Q. There has been optimism among global companies since a new government took charge in India. L’Oreal has said that the country will be among its top five markets by 2017. Are you on your way to achieving that?
We have always been very optimistic about India. The Indian people,
too, are upbeat and it is fantastic because economic development is linked to optimism. India is the most important reservoir of people for L’Oreal. I don’t know if India will be among the top five markets by 2017, but it will definitely happen. The objective of the team here is Rs 7,000 crore in revenue by 2019. India’s long-term potential is the most important thing for us.
Q. Will L’Oreal move more manufacturing operations to India given the recent ‘Make in India’ campaign?
It could, but at the moment, it is mainly ‘Make in India’. Eventually, the investment that we make in India can be used to serve other countries.
Q. Have you decentralised decision-making to ensure that the best decisions are taken by people on the ground and not by those sitting in your headquarters?
Absolutely. This is part of our ‘Make in India’ strategy. People who are here should be able to decide what works here. In India, we have our own laboratories, marketing teams and factories, and it is in their hands to ensure we are successful. For instance, we are the number one make-up manufacturer in the world. But when we started in India, we did not think that the make-up market here was an opportunity for us. It was the decision of our team here to ensure that make-up is one of our priorities in India. It decided to invent products that are innovative and relevant to Indian consumers. And so, they came up with the Colossal Kajal, which is under a global brand, Maybelline of New York, but its success is because of the decisions we took here.
Q. Consumers in this part of the world are very fashion conscious…
Not fashion conscious, but beauty conscious, especially people from India, China and Brazil. Which is why I believe the best is yet to come. The second thing is that consumers in India are very demanding. They have this beauty tradition and they know how to recognise good quality. At the same time, since the average income is low, they have to make sure that the product they buy is the best.

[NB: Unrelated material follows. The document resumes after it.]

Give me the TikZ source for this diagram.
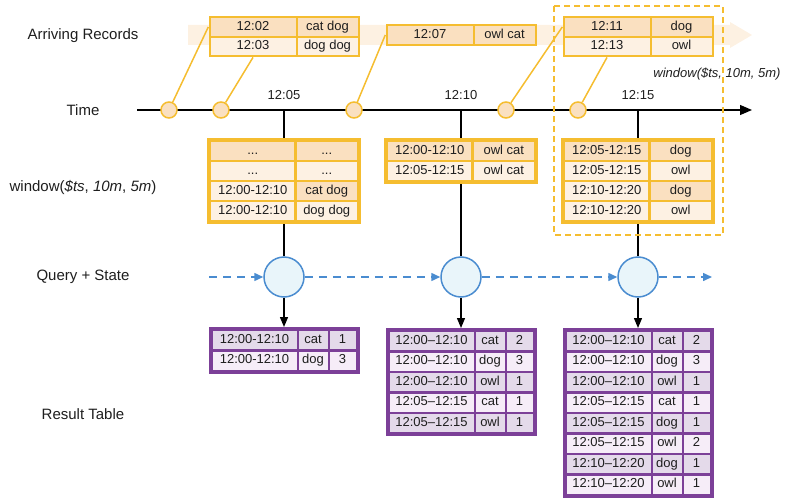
\documentclass[tikz,border=0pt]{standalone}
\usepackage{fontspec}
\setmainfont{Liberation Sans}
\usetikzlibrary{matrix,arrows.meta}
\definecolor{ob}{RGB}{245,189,48}
\definecolor{odk}{RGB}{250,224,192}
\definecolor{olt}{RGB}{253,241,227}
\definecolor{bandc}{RGB}{253,241,226}
\definecolor{pb}{RGB}{124,64,152}
\definecolor{pdk}{RGB}{228,218,234}
\definecolor{plt}{RGB}{246,237,248}
\definecolor{bb}{RGB}{74,140,208}
\definecolor{bf}{RGB}{233,245,250}
\definecolor{txt}{RGB}{30,30,30}
\tikzset{
 tfont/.style={font=\fontsize{13}{15}\selectfont, text=txt},
 lbl/.style={font=\fontsize{15}{18}\selectfont, text=txt},
 cellbase/.style={inner sep=0pt, anchor=center, text height=9.5pt, text depth=3pt, tfont},
 dk/.style={fill=odk}, lt/.style={fill=olt},
 pd/.style={fill=pdk}, pl/.style={fill=plt},
 arrtab/.style={matrix of nodes, fill=ob, inner sep=2pt, column sep=2pt, row sep=2pt,
   nodes={cellbase, minimum height=17.5pt},
   column 1/.style={nodes={minimum width=85pt}},
   column 2/.style={nodes={minimum width=60pt}}},
 wintab/.style={matrix of nodes, fill=ob, inner sep=4pt, column sep=2.5pt, row sep=2.5pt,
   nodes={cellbase, minimum height=17.5pt},
   column 1/.style={nodes={minimum width=83pt}},
   column 2/.style={nodes={minimum width=60pt}}},
 restab/.style={matrix of nodes, fill=pb, inner sep=4pt, column sep=2pt, row sep=2.5pt,
   nodes={cellbase, minimum height=18pt},
   column 1/.style={nodes={minimum width=84pt}},
   column 2/.style={nodes={minimum width=29pt}},
   column 3/.style={nodes={minimum width=26pt}}},
 tcirc/.style={circle, draw=ob, fill=odk, line width=1.5pt, minimum size=16pt, inner sep=0pt},
 qcirc/.style={circle, draw=bb, fill=bf, line width=1.5pt, minimum size=40pt, inner sep=0pt},
 feed/.style={draw=ob, line width=1.5pt},
 flowarr/.style={draw=bb, line width=1.5pt, dash pattern=on 8pt off 6pt, -{Triangle[length=9pt,width=8pt]}},
 downarr/.style={draw=black, line width=1.3pt, -{Triangle[length=10pt,width=8pt]}},
 vline/.style={draw=black, line width=1.3pt},
}
\begin{document}
\begin{tikzpicture}[x=1pt,y=-1pt]
\useasboundingbox (0,0) rectangle (787,503);
% band
\fill[bandc] (188,25) -- (730,25) -- (730,22) -- (752,35) -- (730,48) -- (730,45) -- (188,45) -- cycle;
% left labels
\node[lbl] (L1) at (83,36) {Arriving Records};
\node[lbl] (L2) at (83,110) {Time};
\node[lbl] (L3) at (83,187) {window(\textit{\$ts}, \textit{10m}, \textit{5m})};
\node[lbl] (L4) at (83,277) {Query + State};
\node[lbl] (L5) at (83,414) {Result Table};
% timeline
\coordinate (ts) at (137,110);
\coordinate (te) at (752,110);
\draw[line width=1.3pt, -{Triangle[length=12pt,width=10pt]}] (ts) -- (te);
\coordinate (k1) at (284,110);
\coordinate (k2) at (461,110);
\coordinate (k3) at (638,110);
\node[tfont] (l1) at (284,95) {12:05};
\node[tfont] (l2) at (461,95) {12:10};
\node[tfont] (l3) at (638,95) {12:15};
% query circles and vertical lines
\node[qcirc] (q1) at (284,277) {};
\node[qcirc] (q2) at (461,277) {};
\node[qcirc] (q3) at (638,277) {};
\draw[vline] (k1) -- (q1);
\draw[vline] (k2) -- (q2);
\draw[vline] (k3) -- (q3);
% dashed window box
\draw[ob, line width=1.5pt, dash pattern=on 6pt off 4pt] (554,6) rectangle (723,235);
\node[tfont] (wl) at (717,74) {\itshape window(\$ts, 10m, 5m)};
% arriving tables
\matrix (t1) [arrtab, anchor=north] at (284,16) {
 |[dk]| 12:02 & |[dk]| cat dog \\
 |[lt]| 12:03 & |[lt]| dog dog \\
};
\matrix (t2) [arrtab, anchor=north] at (461,24) {
 |[dk]| 12:07 & |[dk]| owl cat \\
};
\matrix (t3) [arrtab, anchor=north] at (638,16) {
 |[dk]| 12:11 & |[dk]| dog \\
 |[lt]| 12:13 & |[lt]| owl \\
};
% time circles
\node[tcirc] (a1) at (169,110) {};
\node[tcirc] (a2) at (221,110) {};
\node[tcirc] (a3) at (354,110) {};
\node[tcirc] (a4) at (506,110) {};
\node[tcirc] (a5) at (578,110) {};
\draw[feed] (a1) -- (t1.west |- t1-1-1);
\draw[feed] (a2) -- (t1-2-1 |- t1.south);
\draw[feed] (a3) -- (t2.west);
\draw[feed] (a4) -- (t3.west |- t3-1-1);
\draw[feed] (a5) -- (t3-2-1 |- t3.south);
% window tables
\matrix (w1) [wintab, anchor=north] at (284,138) {
 |[dk]| ... & |[dk]| ... \\
 |[lt]| ... & |[lt]| ... \\
 |[lt]| 12:00-12:10 & |[dk]| cat dog \\
 |[lt]| 12:00-12:10 & |[lt]| dog dog \\
};
\matrix (w2) [wintab, anchor=north] at (461,138) {
 |[dk]| 12:00-12:10 & |[dk]| owl cat \\
 |[lt]| 12:05-12:15 & |[lt]| owl cat \\
};
\matrix (w3) [wintab, anchor=north] at (638,138) {
 |[dk]| 12:05-12:15 & |[dk]| dog \\
 |[lt]| 12:05-12:15 & |[lt]| owl \\
 |[lt]| 12:10-12:20 & |[dk]| dog \\
 |[lt]| 12:10-12:20 & |[lt]| owl \\
};
% flows
\coordinate (fs) at (209,277);
\coordinate (fe) at (712,277);
\draw[flowarr] (fs) -- (q1);
\draw[flowarr] (q1) -- (q2);
\draw[flowarr] (q2) -- (q3);
\draw[flowarr] (q3) -- (fe);
% result tables
\matrix (r1) [restab, anchor=north] at (284,327) {
 |[pd]| 12:00-12:10 & |[pd]| cat & |[pd]| 1 \\
 |[pl]| 12:00-12:10 & |[pl]| dog & |[pl]| 3 \\
};
\matrix (r2) [restab, anchor=north] at (461,328) {
 |[pd]| 12:00–12:10 & |[pd]| cat & |[pd]| 2 \\
 |[pl]| 12:00–12:10 & |[pl]| dog & |[pl]| 3 \\
 |[pd]| 12:00–12:10 & |[pd]| owl & |[pd]| 1 \\
 |[pl]| 12:05–12:15 & |[pl]| cat & |[pl]| 1 \\
 |[pd]| 12:05–12:15 & |[pd]| owl & |[pd]| 1 \\
};
\matrix (r3) [restab, anchor=north] at (638,328) {
 |[pd]| 12:00–12:10 & |[pd]| cat & |[pd]| 2 \\
 |[pl]| 12:00–12:10 & |[pl]| dog & |[pl]| 3 \\
 |[pd]| 12:00–12:10 & |[pd]| owl & |[pd]| 1 \\
 |[pl]| 12:05–12:15 & |[pl]| cat & |[pl]| 1 \\
 |[pd]| 12:05–12:15 & |[pd]| dog & |[pd]| 1 \\
 |[pl]| 12:05–12:15 & |[pl]| owl & |[pl]| 2 \\
 |[pd]| 12:10–12:20 & |[pd]| dog & |[pd]| 1 \\
 |[pl]| 12:10–12:20 & |[pl]| owl & |[pl]| 1 \\
};
\draw[downarr] (q1) -- (q1 |- r1.north);
\draw[downarr] (q2) -- (q2 |- r2.north);
\draw[downarr] (q3) -- (q3 |- r3.north);
\end{tikzpicture}
\end{document}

Q. As more and more sales come from developing countries —Unilever’s being the most talked about example—a lot of consumer product companies have tried to shift the centre of gravity to the developing world. What are your thoughts?
Each company has its own plan. The history of L’Oreal is very different from that of Unilever. L’Oreal started in Europe and then went to Latin America and Asia. We are developing very fast in these markets, and Asia is now the number one region for us—more important than Western Europe or North America. The developing world is now 40 percent of our sales. But from an investor point of view, it is good to be balanced in terms of regions and channels—mass, luxury, salons and so on. And this gives us steady growth.
Q. Several companies have now begun to shift their best talent and R&D to this part of the world. Is L’Oreal doing that too?
Yes. We have redefined our main objective as ‘Beauty for All’. So, we now serve both men and women. And we redefined our strategy as ‘universalisation’—a strange word that I invented. We defined this to mean globalisation while respecting the differences and desires of consumers around the world. Beauty is very different from detergents and other categories: It is diverse because of the skin people have, the climate they live in and also as a result of their tradition and culture.
Q. As the chief executive of a large global company, how concerned are you about the recent growth scare and the fact that Europe is not growing?
For the moment, the changes that have happened are favourable for us. It is true that the world is getting more unpredictable, but falling oil prices are actually good for us. This should translate into an increase in consumer purchasing power. In many parts of the world, lower petrol prices should result in increased consumption. The other good news is the strengthening of the US dollar and the weakening of the euro. The euro has been overvalued for many years, and this was a competitive disadvantage for us in the last decade. So, for the moment, the volatility is favourable for us.